CVCs offer a potential unlock to startups looking to pressure-test sales strategies and scale from GTM success stories to real enterprise customers. For CVCs, the benefits of startup partnerships can go beyond typical product benefits to include financial returns – in some cases reaching VC-level MOIC (10x+).

When planning go-to-market strategies, founders should consider launching pilots with or selling to CVC partners. CVCs can provide valuable feedback from their parent enterprises and, if the engagement is successful, offer case studies and brand logos that help accelerate broader enterprise adoption. And while CVCs may seem out of reach to some founders, 70% of our CVC attendees invest at the Series A stage – directly and through fund-of-fund investments.

Vertical SaaS, AI, security and especially fintech founders can look to CVCs as a wedge into customer acquisition of medium- to large-sized enterprises, institutions and Fortune 100 companies. Founders should be prepared for a typical enterprise sales cycle, complete with high InfoSec and legal hurdles. CVCs we surveyed cited internal buy-in as one of the biggest challenges impacting investment potential.

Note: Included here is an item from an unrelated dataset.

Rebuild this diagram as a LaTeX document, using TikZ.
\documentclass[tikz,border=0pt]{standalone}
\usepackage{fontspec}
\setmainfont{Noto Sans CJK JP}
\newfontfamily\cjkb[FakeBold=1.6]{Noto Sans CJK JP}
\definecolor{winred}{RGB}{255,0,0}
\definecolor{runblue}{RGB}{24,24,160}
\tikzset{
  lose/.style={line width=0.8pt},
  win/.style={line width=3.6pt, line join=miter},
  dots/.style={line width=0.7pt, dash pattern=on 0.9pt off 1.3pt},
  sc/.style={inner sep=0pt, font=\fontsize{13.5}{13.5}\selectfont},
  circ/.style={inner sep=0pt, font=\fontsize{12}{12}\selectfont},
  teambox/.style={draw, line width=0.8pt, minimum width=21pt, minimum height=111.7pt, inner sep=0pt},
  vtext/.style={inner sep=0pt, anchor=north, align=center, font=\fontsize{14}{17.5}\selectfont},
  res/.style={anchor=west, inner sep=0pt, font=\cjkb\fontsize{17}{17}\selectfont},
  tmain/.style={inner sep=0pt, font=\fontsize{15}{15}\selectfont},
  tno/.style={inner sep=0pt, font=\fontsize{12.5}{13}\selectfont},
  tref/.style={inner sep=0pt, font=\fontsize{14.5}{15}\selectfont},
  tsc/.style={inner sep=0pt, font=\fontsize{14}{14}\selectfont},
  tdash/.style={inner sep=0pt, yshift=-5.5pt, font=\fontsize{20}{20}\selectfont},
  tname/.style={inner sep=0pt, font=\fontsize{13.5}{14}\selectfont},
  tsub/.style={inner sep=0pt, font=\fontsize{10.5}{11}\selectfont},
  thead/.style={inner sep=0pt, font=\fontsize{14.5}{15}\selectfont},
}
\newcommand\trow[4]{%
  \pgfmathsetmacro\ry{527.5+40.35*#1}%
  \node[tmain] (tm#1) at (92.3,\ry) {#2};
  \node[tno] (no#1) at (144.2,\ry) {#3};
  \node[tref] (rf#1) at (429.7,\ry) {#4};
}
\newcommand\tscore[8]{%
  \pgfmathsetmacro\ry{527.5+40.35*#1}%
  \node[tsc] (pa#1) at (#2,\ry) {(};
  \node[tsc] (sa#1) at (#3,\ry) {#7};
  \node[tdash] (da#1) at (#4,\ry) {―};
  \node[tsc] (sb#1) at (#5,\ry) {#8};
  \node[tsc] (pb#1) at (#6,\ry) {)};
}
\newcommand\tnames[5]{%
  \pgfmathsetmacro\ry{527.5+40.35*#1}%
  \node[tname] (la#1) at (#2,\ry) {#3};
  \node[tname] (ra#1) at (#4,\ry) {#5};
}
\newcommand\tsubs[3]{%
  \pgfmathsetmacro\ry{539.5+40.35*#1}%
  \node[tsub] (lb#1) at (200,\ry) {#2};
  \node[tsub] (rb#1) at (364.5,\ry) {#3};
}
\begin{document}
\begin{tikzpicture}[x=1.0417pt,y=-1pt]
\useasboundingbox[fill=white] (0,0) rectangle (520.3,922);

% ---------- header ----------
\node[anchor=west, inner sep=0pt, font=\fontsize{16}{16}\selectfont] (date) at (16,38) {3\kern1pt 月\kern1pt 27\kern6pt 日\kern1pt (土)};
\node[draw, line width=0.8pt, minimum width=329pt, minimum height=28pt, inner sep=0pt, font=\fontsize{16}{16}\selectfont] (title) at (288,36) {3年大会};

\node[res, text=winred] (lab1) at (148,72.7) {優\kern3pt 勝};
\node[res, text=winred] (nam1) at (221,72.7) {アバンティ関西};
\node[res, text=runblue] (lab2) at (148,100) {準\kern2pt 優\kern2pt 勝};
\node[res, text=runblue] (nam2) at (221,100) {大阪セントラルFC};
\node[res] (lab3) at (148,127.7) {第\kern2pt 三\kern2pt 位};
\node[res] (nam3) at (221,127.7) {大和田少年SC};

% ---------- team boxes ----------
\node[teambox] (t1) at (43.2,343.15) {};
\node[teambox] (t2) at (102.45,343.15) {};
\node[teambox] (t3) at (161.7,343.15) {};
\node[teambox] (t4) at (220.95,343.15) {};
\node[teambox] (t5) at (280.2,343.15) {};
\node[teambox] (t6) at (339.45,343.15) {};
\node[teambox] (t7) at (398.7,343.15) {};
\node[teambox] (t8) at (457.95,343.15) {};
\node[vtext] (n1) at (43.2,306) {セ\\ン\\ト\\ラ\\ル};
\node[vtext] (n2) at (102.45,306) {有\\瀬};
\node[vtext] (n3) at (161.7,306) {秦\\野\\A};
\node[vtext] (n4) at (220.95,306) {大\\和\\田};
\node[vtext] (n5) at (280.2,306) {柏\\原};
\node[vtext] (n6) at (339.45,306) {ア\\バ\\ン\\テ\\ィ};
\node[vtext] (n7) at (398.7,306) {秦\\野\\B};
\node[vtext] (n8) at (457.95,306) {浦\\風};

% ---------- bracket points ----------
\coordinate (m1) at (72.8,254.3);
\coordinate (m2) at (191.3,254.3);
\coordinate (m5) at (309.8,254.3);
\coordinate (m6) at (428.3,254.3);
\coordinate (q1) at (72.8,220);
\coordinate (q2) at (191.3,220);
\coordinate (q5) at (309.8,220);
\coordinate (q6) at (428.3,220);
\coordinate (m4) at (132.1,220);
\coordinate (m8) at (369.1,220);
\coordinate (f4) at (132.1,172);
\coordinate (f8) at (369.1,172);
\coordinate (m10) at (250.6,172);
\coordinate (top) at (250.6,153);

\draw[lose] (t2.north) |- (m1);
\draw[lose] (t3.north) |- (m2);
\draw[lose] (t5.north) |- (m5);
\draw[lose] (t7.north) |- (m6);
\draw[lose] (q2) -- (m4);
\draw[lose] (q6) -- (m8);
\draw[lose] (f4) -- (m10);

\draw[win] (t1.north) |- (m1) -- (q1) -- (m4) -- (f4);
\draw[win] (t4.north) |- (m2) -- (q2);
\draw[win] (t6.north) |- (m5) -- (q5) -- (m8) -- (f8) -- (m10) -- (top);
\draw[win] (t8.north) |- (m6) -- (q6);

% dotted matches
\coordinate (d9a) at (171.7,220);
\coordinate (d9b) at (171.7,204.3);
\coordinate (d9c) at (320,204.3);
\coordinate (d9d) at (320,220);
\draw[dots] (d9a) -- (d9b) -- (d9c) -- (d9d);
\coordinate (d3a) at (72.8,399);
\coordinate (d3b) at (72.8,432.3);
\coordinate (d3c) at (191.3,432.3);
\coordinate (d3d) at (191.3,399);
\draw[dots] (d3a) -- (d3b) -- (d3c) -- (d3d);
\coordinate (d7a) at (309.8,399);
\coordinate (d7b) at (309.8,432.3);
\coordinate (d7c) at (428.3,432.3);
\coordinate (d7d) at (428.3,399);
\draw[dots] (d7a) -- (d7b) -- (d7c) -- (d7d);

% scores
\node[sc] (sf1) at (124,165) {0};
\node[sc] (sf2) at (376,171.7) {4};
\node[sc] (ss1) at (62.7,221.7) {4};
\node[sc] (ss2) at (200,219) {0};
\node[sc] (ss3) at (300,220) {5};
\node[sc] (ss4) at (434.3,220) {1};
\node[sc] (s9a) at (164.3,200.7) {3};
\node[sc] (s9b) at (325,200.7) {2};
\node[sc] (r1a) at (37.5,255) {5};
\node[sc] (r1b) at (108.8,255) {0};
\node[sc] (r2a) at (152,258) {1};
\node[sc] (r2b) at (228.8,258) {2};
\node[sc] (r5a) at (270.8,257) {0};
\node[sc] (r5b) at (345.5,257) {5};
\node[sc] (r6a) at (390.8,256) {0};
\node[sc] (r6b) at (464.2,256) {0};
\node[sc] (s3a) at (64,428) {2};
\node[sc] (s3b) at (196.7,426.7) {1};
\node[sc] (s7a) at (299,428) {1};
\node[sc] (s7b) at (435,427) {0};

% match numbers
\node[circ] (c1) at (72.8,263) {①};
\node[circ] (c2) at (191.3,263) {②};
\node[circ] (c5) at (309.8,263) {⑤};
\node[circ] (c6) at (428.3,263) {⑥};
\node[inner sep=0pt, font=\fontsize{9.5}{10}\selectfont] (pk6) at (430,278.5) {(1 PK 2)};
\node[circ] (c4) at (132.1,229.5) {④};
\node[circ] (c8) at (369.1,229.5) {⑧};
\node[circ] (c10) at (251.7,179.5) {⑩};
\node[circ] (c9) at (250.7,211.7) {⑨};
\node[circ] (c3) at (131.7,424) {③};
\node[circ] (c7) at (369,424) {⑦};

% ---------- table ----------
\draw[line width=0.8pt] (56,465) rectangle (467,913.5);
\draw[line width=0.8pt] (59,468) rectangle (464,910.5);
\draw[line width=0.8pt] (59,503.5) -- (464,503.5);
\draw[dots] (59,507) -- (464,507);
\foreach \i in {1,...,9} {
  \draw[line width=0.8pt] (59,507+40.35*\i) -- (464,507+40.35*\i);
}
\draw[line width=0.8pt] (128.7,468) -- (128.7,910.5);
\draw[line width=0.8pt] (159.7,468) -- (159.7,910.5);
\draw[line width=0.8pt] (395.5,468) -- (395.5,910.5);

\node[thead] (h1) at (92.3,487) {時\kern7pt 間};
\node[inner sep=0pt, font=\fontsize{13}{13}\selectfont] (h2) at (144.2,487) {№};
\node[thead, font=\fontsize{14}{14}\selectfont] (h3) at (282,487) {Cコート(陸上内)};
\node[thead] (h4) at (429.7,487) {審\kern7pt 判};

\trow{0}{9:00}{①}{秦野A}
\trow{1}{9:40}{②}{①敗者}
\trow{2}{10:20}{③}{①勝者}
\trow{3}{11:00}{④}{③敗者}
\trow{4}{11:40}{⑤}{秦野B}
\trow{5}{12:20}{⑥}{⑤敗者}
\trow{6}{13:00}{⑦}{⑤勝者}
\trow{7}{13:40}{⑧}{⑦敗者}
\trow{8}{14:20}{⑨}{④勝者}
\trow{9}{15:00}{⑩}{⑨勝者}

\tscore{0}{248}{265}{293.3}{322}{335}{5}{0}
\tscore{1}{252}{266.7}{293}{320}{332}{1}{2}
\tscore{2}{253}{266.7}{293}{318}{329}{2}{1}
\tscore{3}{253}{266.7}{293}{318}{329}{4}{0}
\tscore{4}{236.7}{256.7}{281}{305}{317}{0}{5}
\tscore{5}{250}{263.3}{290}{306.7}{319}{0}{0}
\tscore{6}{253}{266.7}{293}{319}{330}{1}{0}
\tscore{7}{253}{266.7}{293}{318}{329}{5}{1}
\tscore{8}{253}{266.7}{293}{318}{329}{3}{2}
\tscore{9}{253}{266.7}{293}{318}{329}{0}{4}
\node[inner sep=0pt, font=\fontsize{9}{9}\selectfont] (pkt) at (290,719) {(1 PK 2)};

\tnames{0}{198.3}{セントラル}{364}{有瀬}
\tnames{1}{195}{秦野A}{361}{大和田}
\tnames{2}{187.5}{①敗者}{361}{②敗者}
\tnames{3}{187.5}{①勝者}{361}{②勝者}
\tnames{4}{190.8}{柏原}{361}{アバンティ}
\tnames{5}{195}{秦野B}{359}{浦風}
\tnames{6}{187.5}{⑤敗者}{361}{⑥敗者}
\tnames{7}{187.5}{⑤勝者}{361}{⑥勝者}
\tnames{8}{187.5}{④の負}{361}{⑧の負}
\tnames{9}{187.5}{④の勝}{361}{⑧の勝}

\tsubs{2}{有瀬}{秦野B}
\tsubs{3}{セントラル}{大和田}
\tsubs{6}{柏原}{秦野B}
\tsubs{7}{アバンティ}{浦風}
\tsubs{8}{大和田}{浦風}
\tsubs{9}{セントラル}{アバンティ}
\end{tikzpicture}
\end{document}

Partnering with a CVC can also de-risk early enterprise sales— in many cases, the business unit leaders that liaise with their CVC arms are actively seeking new tech via RFPs anyway. When a startup aligns with those priorities, it’s more than just a pilot—it’s a signal of scalable product-market fit. CVCs, meanwhile, can showcase success to parent companies through regular communication, close relationships with business leads and case studies centered around ROI.

And investment from CVCs need not stem from an existing commercial relationship between the startup and the corporation. In fact, oftentimes the opposite occurs, in which a CVC investment spurs a BU to truly evaluate and adopt a new technology. Among the CVCs we hosted in NYC, nearly half (45%) converted investments to strategic partnerships.

When Properly Aligned, CVCs Are Enterprise Superchargers

While a CVC can be a good catalyst to a capital infusion and enterprise commercial traction, not all CVCs are created equal in their ability to improve a startup’s chances of success.

Based on learnings from the Summit, and our relationship with dozens of CVCs, we offer the below guidance to startups as they consider whether to pursue interactions with CVCs.

  • Align with the Corporate’s Strategic Objectives: Clearly demonstrate how your solution supports the corporate's long-term innovation or market expansion goals — not just financial returns. Many of the CVCs we interact with maintain that a relationship with a startup will only occur if the problem the startup is solving is clearly aligned with the overall mission of the corporate in question. If you have to ‘squint’ to see the connection to the corporate’s broader mission, it’s not worth pursuing.
  • Research the CVC’s Mandate: Understand whether the CVC prioritizes strategic synergies, financial ROI, or both, and tailor your pitch accordingly. For instance, some CVCs are carved out as separate funds and have return profiles to aim for; most simply pursue ‘off balance’ sheet investments and thus have very different incentives and goals as traditional VCs.
  • Be Clear on Expectations: Ask about the CVC's involvement level (e.g., board seat, observer rights, commercial pilots) and clarify timelines and decision-making processes. Since CVCs work in tandem with, and at the behest of, their corporate partners, they can be slower and more bureaucratic than traditional VCs. That said, their relationship with said corporate provides additional leverage (via distribution, or additional commercial opportunities) which can make these hurdles worth jumping over.
  • Consider Signaling Risks: Some VCs may view a CVC as a potential conflict for future M&A or partnerships with the corporate’s competitors. Weigh the trade-offs carefully.
  • Negotiate for Optionality: Structure agreements to preserve your ability to operate independently and avoid restrictive ROFRs (right of first refusal) or exclusivity clauses.

As the lines between innovation, strategic investment and enterprise adoption continue to blur, the role of CVCs is only growing in relevance. With the right alignment and approach, these partners can offer far more than capital—they can serve as accelerants for product validation, distribution and long-term market credibility. We’re excited to continue building this community of strategic investors and forward-thinking founders, and we look forward to expanding the dialogue—and the impact—at future summits.